What energy dept couldn’t do in a year, Shahbaz wants done in 10 days

Punjab Chief Minister Shahbaz Sharif has tasked the energy department with proposing power generation projects in 10 days, not realizing that the department has failed to come up with a single scheme in the past one year, leaving the Rs 6 billion earmarked for energy untouched, Pakistan Today has learnt.
Sources privy to the development revealed that the bureaucrats had been keeping the CM in the dark about actual facts and progress.
The Punjab government, on its part, allocated Rs 6 billion for then newly-created energy department. However, the Finance Department has not released even a singe rupee to the department. A Finance Department official said the department released finances only after getting request from a department concerned, while in this case “we did not get any request or proposal to release funds”.
Similarly, sources in the Punjab Civil Secretariat maintained that not even a single scheme had been proposed by the energy department, which had the mandate and the financial pool available with it. “Only Rs 100 million have been requisitioned by the department and that too as counterpart funding in a project being co-financed by the Asian Development Bank…besides the ADB project started before the establishment of energy department and envisages 24MW of electricity by setting up hydel power stations at Marala, Chianwali, Deg Outfall, Okara and Pakpattan, however, the energy department has no role in it,” an official said, seeking anonymity. He said the energy shortfall of the province was around 8,000MW and the province had no capacity to generate electricity.

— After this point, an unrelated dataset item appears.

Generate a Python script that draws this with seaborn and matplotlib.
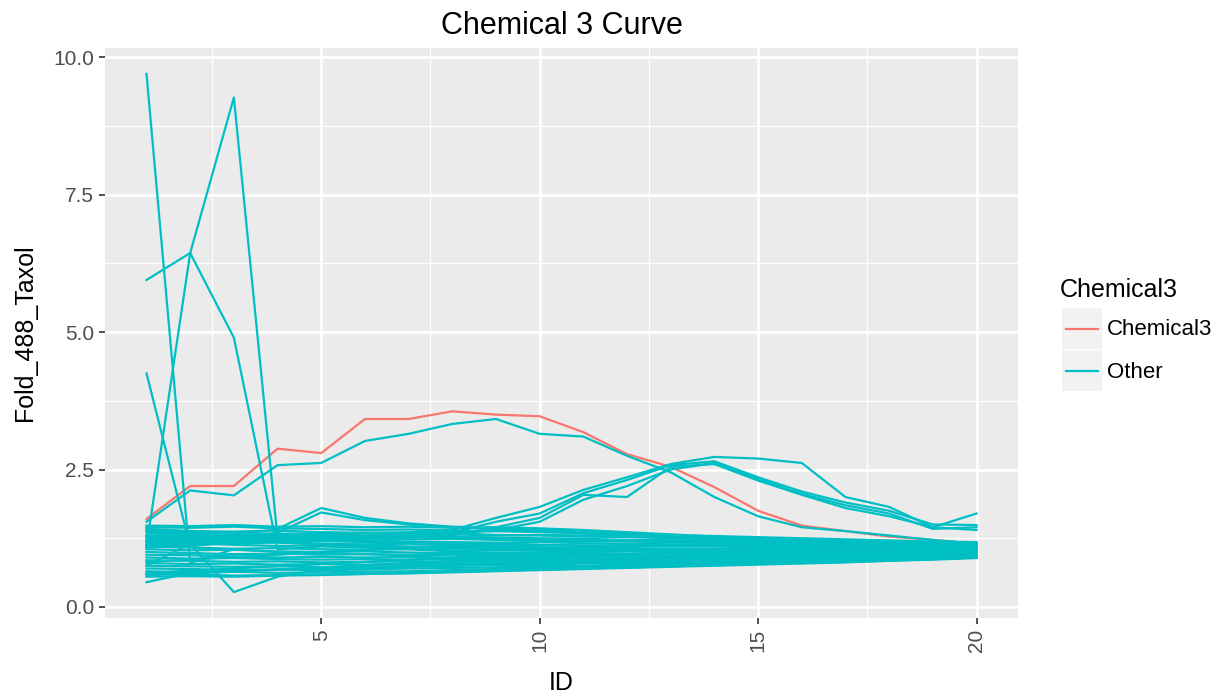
import numpy as np
import pandas as pd
import matplotlib
matplotlib.use('Agg')
import matplotlib.pyplot as plt
from matplotlib.lines import Line2D
from matplotlib.patches import Rectangle
import seaborn as sb

# IDs on the x axis
ids = list(range(1, 21))

# The Chemical3 curve (red)
chem3 = [1.60, 2.20, 2.20, 2.88, 2.80, 3.42, 3.42, 3.56, 3.50, 3.47,
         3.18, 2.78, 2.55, 2.18, 1.75, 1.48, 1.38, 1.28, 1.22, 1.15]

# Curves from "Other" that stand out of the band
twin = [1.55, 2.12, 2.03, 2.58, 2.62, 3.02, 3.15, 3.33, 3.42, 3.15,
        3.10, 2.75, 2.45, 2.00, 1.65, 1.45, 1.38, 1.30, 1.22, 1.15]
spike_a = [9.70, 0.80, 1.05, 1.00, 0.98, 0.96, 0.95, 0.96, 0.95, 0.96,
           0.97, 0.97, 0.98, 0.98, 0.99, 1.00, 1.00, 1.01, 1.02, 1.03]
spike_b = [5.95, 6.44, 4.90, 1.05, 1.10, 1.08, 1.06, 1.07, 1.05, 1.05,
           1.04, 1.04, 1.05, 1.05, 1.06, 1.06, 1.07, 1.07, 1.08, 1.08]
spike_c = [1.10, 6.44, 9.27, 1.25, 1.20, 1.18, 1.16, 1.15, 1.14, 1.13,
           1.12, 1.12, 1.11, 1.11, 1.10, 1.10, 1.10, 1.09, 1.09, 1.09]
spike_d = [4.25, 1.10, 1.20, 1.18, 1.15, 1.12, 1.10, 1.09, 1.08, 1.07,
           1.06, 1.06, 1.05, 1.05, 1.05, 1.04, 1.04, 1.04, 1.04, 1.04]
dip_e = [0.75, 1.15, 0.27, 0.55, 0.68, 0.72, 0.75, 0.77, 0.80, 0.82,
         0.84, 0.86, 0.88, 0.90, 0.91, 0.93, 0.94, 0.95, 0.96, 0.97]
low_f = [0.45, 0.62, 0.66, 0.68, 0.70, 0.71, 0.73, 0.75, 0.77, 0.79,
         0.81, 0.83, 0.85, 0.87, 0.88, 0.90, 0.91, 0.92, 0.94, 0.95]
bump_g = [1.20, 1.25, 1.30, 1.42, 1.80, 1.62, 1.52, 1.46, 1.44, 1.42,
          1.35, 1.30, 1.27, 1.24, 1.22, 1.20, 1.18, 1.17, 1.16, 1.15]
bump_h = [1.10, 1.15, 1.22, 1.35, 1.72, 1.58, 1.50, 1.45, 1.42, 1.38,
          1.34, 1.30, 1.26, 1.23, 1.21, 1.19, 1.17, 1.16, 1.15, 1.14]
rise_1 = [1.30, 1.28, 1.32, 1.30, 1.33, 1.35, 1.36, 1.40, 1.62, 1.82,
          2.13, 2.36, 2.60, 2.73, 2.70, 2.62, 2.00, 1.82, 1.45, 1.70]
rise_2 = [1.22, 1.25, 1.24, 1.27, 1.28, 1.30, 1.32, 1.35, 1.55, 1.70,
          2.07, 2.31, 2.58, 2.65, 2.36, 2.10, 1.90, 1.75, 1.50, 1.49]
rise_3 = [1.18, 1.20, 1.22, 1.21, 1.24, 1.26, 1.28, 1.30, 1.45, 1.62,
          2.04, 2.00, 2.55, 2.60, 2.30, 2.04, 1.80, 1.65, 1.45, 1.40]
rise_4 = [1.26, 1.24, 1.27, 1.25, 1.27, 1.29, 1.31, 1.33, 1.40, 1.55,
          1.95, 2.20, 2.50, 2.62, 2.33, 2.06, 1.85, 1.70, 1.42, 1.45]

# The dense band of "Other" curves, split in a few groups
band_top = [
    [1.45, 1.44, 1.46, 1.43, 1.42, 1.40, 1.41, 1.39, 1.38, 1.36, 1.34, 1.33, 1.31, 1.29, 1.27, 1.25, 1.23, 1.21, 1.19, 1.18],
    [1.40, 1.38, 1.37, 1.39, 1.36, 1.35, 1.33, 1.34, 1.31, 1.30, 1.28, 1.27, 1.25, 1.24, 1.22, 1.20, 1.19, 1.17, 1.16, 1.15],
    [1.35, 1.33, 1.30, 1.32, 1.30, 1.28, 1.29, 1.27, 1.26, 1.25, 1.24, 1.22, 1.21, 1.20, 1.19, 1.18, 1.16, 1.15, 1.14, 1.13],
    [1.30, 1.31, 1.28, 1.26, 1.27, 1.25, 1.23, 1.24, 1.22, 1.21, 1.20, 1.19, 1.18, 1.17, 1.16, 1.15, 1.14, 1.13, 1.12, 1.12],
    [1.25, 1.22, 1.24, 1.21, 1.20, 1.21, 1.19, 1.18, 1.17, 1.18, 1.16, 1.15, 1.14, 1.14, 1.13, 1.12, 1.12, 1.11, 1.10, 1.10],
    [1.48, 1.47, 1.49, 1.46, 1.47, 1.45, 1.46, 1.44, 1.45, 1.43, 1.40, 1.36, 1.32, 1.28, 1.25, 1.22, 1.20, 1.18, 1.17, 1.16],
    [1.42, 1.38, 1.35, 1.33, 1.34, 1.30, 1.28, 1.26, 1.25, 1.23, 1.21, 1.20, 1.18, 1.17, 1.15, 1.14, 1.13, 1.12, 1.11, 1.11],
]
band_mid = [
    [1.20, 1.18, 1.16, 1.17, 1.15, 1.14, 1.15, 1.13, 1.12, 1.12, 1.11, 1.11, 1.10, 1.10, 1.09, 1.09, 1.08, 1.08, 1.07, 1.08],
    [1.15, 1.16, 1.13, 1.11, 1.12, 1.10, 1.09, 1.10, 1.08, 1.08, 1.07, 1.07, 1.06, 1.06, 1.06, 1.05, 1.05, 1.05, 1.04, 1.05],
    [1.10, 1.08, 1.06, 1.07, 1.05, 1.04, 1.05, 1.03, 1.03, 1.02, 1.02, 1.02, 1.01, 1.01, 1.01, 1.01, 1.00, 1.00, 1.00, 1.02],
    [1.05, 1.03, 1.04, 1.01, 1.00, 1.01, 0.99, 0.98, 0.99, 0.98, 0.98, 0.97, 0.98, 0.97, 0.97, 0.98, 0.97, 0.98, 0.98, 1.00],
    [1.00, 0.98, 0.96, 0.97, 0.95, 0.96, 0.94, 0.95, 0.94, 0.94, 0.95, 0.94, 0.94, 0.95, 0.95, 0.95, 0.96, 0.96, 0.97, 0.98],
    [0.95, 0.94, 0.92, 0.90, 0.91, 0.90, 0.91, 0.90, 0.91, 0.92, 0.91, 0.92, 0.92, 0.93, 0.93, 0.94, 0.94, 0.95, 0.95, 0.96],
    [0.90, 0.88, 0.89, 0.87, 0.86, 0.87, 0.86, 0.87, 0.88, 0.87, 0.88, 0.89, 0.89, 0.90, 0.91, 0.91, 0.92, 0.93, 0.93, 0.94],
]
band_low = [
    [0.85, 0.84, 0.82, 0.83, 0.81, 0.82, 0.83, 0.82, 0.84, 0.84, 0.85, 0.86, 0.87, 0.87, 0.88, 0.89, 0.90, 0.91, 0.92, 0.93],
    [0.80, 0.78, 0.79, 0.77, 0.78, 0.77, 0.78, 0.79, 0.80, 0.81, 0.82, 0.83, 0.84, 0.85, 0.86, 0.87, 0.88, 0.89, 0.90, 0.92],
    [0.75, 0.74, 0.73, 0.74, 0.72, 0.73, 0.74, 0.75, 0.76, 0.77, 0.79, 0.80, 0.81, 0.83, 0.84, 0.85, 0.86, 0.88, 0.89, 0.91],
    [0.70, 0.69, 0.67, 0.68, 0.67, 0.68, 0.70, 0.71, 0.72, 0.74, 0.75, 0.77, 0.78, 0.80, 0.81, 0.83, 0.84, 0.86, 0.88, 0.90],
    [0.65, 0.63, 0.64, 0.62, 0.63, 0.64, 0.65, 0.67, 0.69, 0.71, 0.72, 0.74, 0.76, 0.78, 0.80, 0.81, 0.83, 0.85, 0.87, 0.90],
    [0.60, 0.59, 0.57, 0.58, 0.59, 0.60, 0.62, 0.64, 0.66, 0.68, 0.70, 0.72, 0.74, 0.76, 0.78, 0.80, 0.82, 0.84, 0.87, 0.90],
    [0.55, 0.56, 0.55, 0.57, 0.58, 0.60, 0.61, 0.63, 0.65, 0.67, 0.69, 0.71, 0.73, 0.75, 0.77, 0.79, 0.81, 0.84, 0.86, 0.89],
]
band_cross = [
    [1.12, 1.14, 1.17, 1.19, 1.22, 1.24, 1.26, 1.28, 1.30, 1.31, 1.30, 1.28, 1.27, 1.25, 1.23, 1.21, 1.19, 1.17, 1.16, 1.15],
    [0.62, 0.66, 0.70, 0.74, 0.78, 0.82, 0.86, 0.90, 0.94, 0.97, 1.00, 1.02, 1.04, 1.05, 1.06, 1.06, 1.07, 1.07, 1.08, 1.08],
    [1.38, 1.35, 1.31, 1.27, 1.24, 1.20, 1.17, 1.14, 1.11, 1.08, 1.06, 1.04, 1.02, 1.00, 0.99, 0.98, 0.97, 0.96, 0.96, 0.95],
    [0.82, 0.86, 0.91, 0.95, 1.00, 1.04, 1.08, 1.12, 1.15, 1.18, 1.20, 1.21, 1.21, 1.20, 1.19, 1.17, 1.15, 1.13, 1.11, 1.10],
    [1.28, 1.26, 1.22, 1.18, 1.13, 1.09, 1.05, 1.01, 0.98, 0.95, 0.93, 0.92, 0.91, 0.91, 0.91, 0.92, 0.92, 0.93, 0.93, 0.94],
    [0.58, 0.61, 0.64, 0.68, 0.72, 0.76, 0.80, 0.84, 0.87, 0.90, 0.93, 0.95, 0.98, 1.00, 1.02, 1.04, 1.05, 1.06, 1.07, 1.08],
    [1.08, 1.12, 1.16, 1.20, 1.25, 1.29, 1.33, 1.36, 1.38, 1.39, 1.37, 1.34, 1.30, 1.27, 1.24, 1.21, 1.18, 1.16, 1.14, 1.13],
]

red = '#F8766D'
cyan = '#00BFC4'

# Build long table: one row per (curve, ID)
others = [twin, spike_a, spike_b, spike_c, spike_d, dip_e, low_f, bump_g, bump_h,
          rise_1, rise_2, rise_3, rise_4] + band_top + band_mid + band_low + band_cross
rows = []
for i, v in zip(ids, chem3):
    rows.append({'curve': 0, 'ID': i, 'Fold_488_Taxol': v, 'Chemical3': 'Chemical3'})
for k, curve in enumerate(others):
    for i, v in zip(ids, curve):
        rows.append({'curve': k + 1, 'ID': i, 'Fold_488_Taxol': v, 'Chemical3': 'Other'})
data = pd.DataFrame(rows)

fig = plt.figure(figsize=(12.23, 6.98), dpi=100)
W, H = 1223, 698
ax = fig.add_axes([105 / W, 1 - 618 / H, 913 / W, 570 / H])
ax.set_facecolor('#EBEBEB')

sb.lineplot(data=data, x='ID', y='Fold_488_Taxol', hue='Chemical3', units='curve',
            estimator=None, palette={'Chemical3': red, 'Other': cyan},
            hue_order=['Chemical3', 'Other'], linewidth=1.6, legend=False, ax=ax)

ax.margins(x=0.05, y=0.05)
for s in ax.spines.values():
    s.set_visible(False)

ax.set_xticks([5, 10, 15, 20])
ax.set_xticklabels(['5', '10', '15', '20'], rotation=90)
ax.set_xticks([2.5, 7.5, 12.5, 17.5], minor=True)
ax.set_yticks([0, 2.5, 5, 7.5, 10])
ax.set_yticklabels(['0.0', '2.5', '5.0', '7.5', '10.0'])
ax.set_yticks([1.25, 3.75, 6.25, 8.75], minor=True)
ax.tick_params(which='major', length=4, width=1.2, color='#333333',
               labelcolor='#4D4D4D', labelsize=15, pad=4)
ax.tick_params(which='minor', length=0)
for lab in ax.get_xticklabels() + ax.get_yticklabels():
    lab.set_family('Liberation Sans')

ax.grid(which='major', color='white', linewidth=1.8)
ax.grid(which='minor', color='white', linewidth=0.9)
ax.set_axisbelow(True)

ax.set_title('Chemical 3 Curve', fontsize=22, family='Liberation Sans', pad=10)
ax.set_xlabel('ID', fontsize=18, family='Liberation Sans')
ax.set_ylabel('Fold_488_Taxol', fontsize=18, family='Liberation Sans')
ax.xaxis.set_label_coords(0.5, (618 - 683) / 570)
ax.xaxis.label.set_va('center')
ax.yaxis.set_label_coords((25 - 105) / 913, 0.5)
ax.yaxis.label.set_va('center')

# Legend drawn in figure pixels
def fx(x):
    return x / W

def fy(y):
    return 1 - y / H

fig.text(fx(1060), fy(290), 'Chemical3', fontsize=18, family='Liberation Sans',
         ha='left', va='center')
for yy, lab, col in [(308, 'Chemical3', red), (350, 'Other', cyan)]:
    fig.add_artist(Rectangle((fx(1062), fy(yy + 41)), 40 / W, 41 / H,
                             transform=fig.transFigure, color='#F2F2F2', lw=0))
    fig.add_artist(Line2D([fx(1066), fx(1098)], [fy(yy + 21), fy(yy + 21)],
                          transform=fig.transFigure, color=col, lw=1.6))
    fig.text(fx(1107), fy(yy + 22), lab, fontsize=16, family='Liberation Sans',
             ha='left', va='center')

fig.savefig('out.png', dpi=100)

The sources further said the top officials in the energy department had been involved in “wikipedia scholarship” by gathering facts from the internet to brief the chief minister, who had suddenly started taking interest in energy after the media highlighted Punjab’s energy generation contribution. They maintained that the bureaucrats who could not come up with a single scheme in one entire year could hardly propose a scheme in 10 days. “There are serious technical issues involved in power generation which cannot not be solved in two weeks…feasibility studies are conducted before actually implementing any project…the officials are only going to misguide the CM,” they added.
The sources added that the Punjab government was expected to allocate Rs 12 billion for energy generation in the upcoming budget, which was going to “meet the same fate”. Energy Department Secretary Jehanzaib Khan, however, said the department had formulated schemes but did not propose it because the financial year was ending and they would have to surrender the money soon after getting it released.